Peut-on rire des génocides ?
Peut-on rire de tout, y compris des génocides ?
Le genre humoristique autorise l’outrance, la caricature, la déformation des faits ou encore la provocation délibérée. Le registre de l’humour permet, traditionnellement, une grande liberté de ton et de parole consacrée par la liberté d’expression. Il n’interdit par nature aucun sujet, même les plus dramatiques. Leur traitement sur un mode léger, ironique ou cynique peut contribuer à œuvrer contre l’intolérance, exorciser la haine ou simplement à faire rire. Rien n’interdit de fait aux humoristes de s’emparer de ce type de sujet, l’humour noir étant le genre qu’ils privilégient souvent.
Il importe toutefois, pour demeurer dans le registre de l’humour, que les intentions de l’humoriste soient claires : qu’il ne soit pas, par exemple, soupçonnable de malveillance ; qu’il ait introduit, dans son sketch, la distance nécessaire pour ne pas heurter le public ; que l’objectif de faire rire n’attente pas à la mémoire et à la dignité des victimes ; que l’idéologie ne constitue pas le soubassement de la démarche « artistique ».
Si l’humoriste est connu pour ses attaques répétées à l’encontre d’un groupe de personnes, les références appuyées à une mémoire douloureuse peuvent s’apparenter à de la provocation, de la haine : l’invocation du droit à l’humour et à la caricature sert alors de prétexte ou d’excuse.

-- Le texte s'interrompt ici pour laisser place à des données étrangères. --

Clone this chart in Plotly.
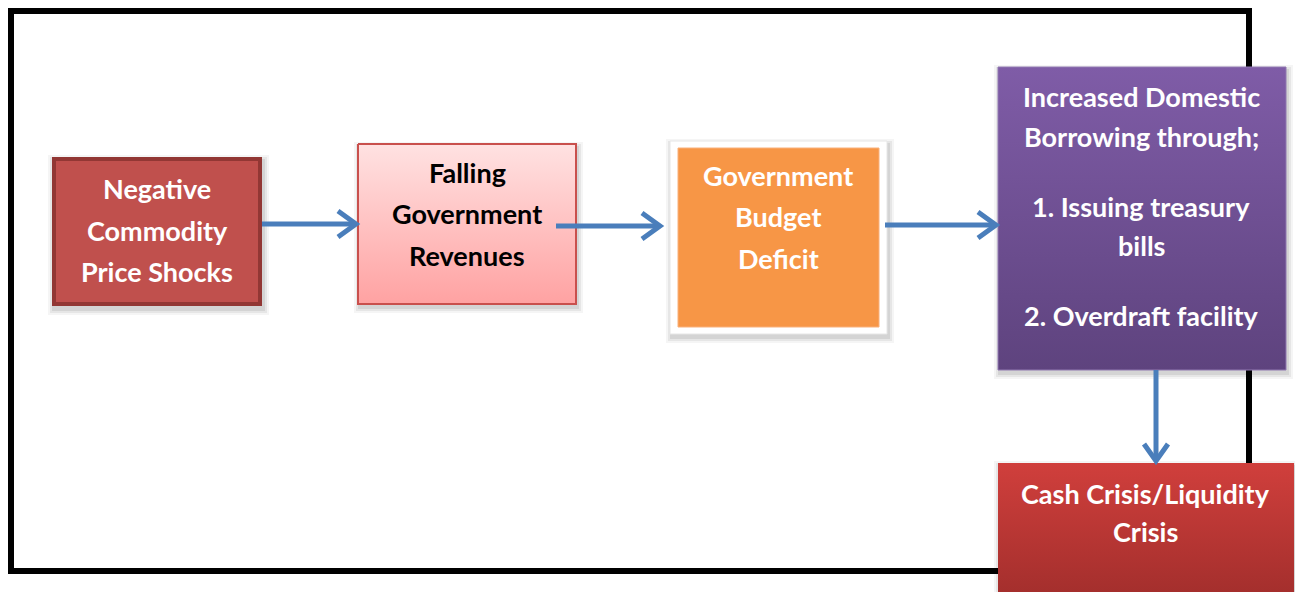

L’introduction du doute dans des sketchs, sur l’existence des chambres à gaz par exemple, ou l’utilisation d’un langage ambigu ou codé, peut transformer un sketch en discours idéologique. Il aura beau faire rire une partie du public, de connivence avec l’artiste, il ne sera pas moins problématique voire délictueux dans la mesure où il se révèle juste, en définitive, une autre manière de diffuser des propos que la loi réprime.
Rire des génocides n’est pas la même chose que rire avec ceux qui doutent des génocides ou les nient. À ce titre, l’invitation du négationniste de Robert Faurisson sur une scène parisienne par Dieudonné M’Bala M’Bala, en 2008, a jeté spectaculairement le discrédit sur un mélange mortifère – condamnable et effectivement condamné – d’humour et d’antisémitisme explicite. Comme d’autres genres, l’humour est dévoyé lorsqu’il devient, purement et simplement, de la propagande.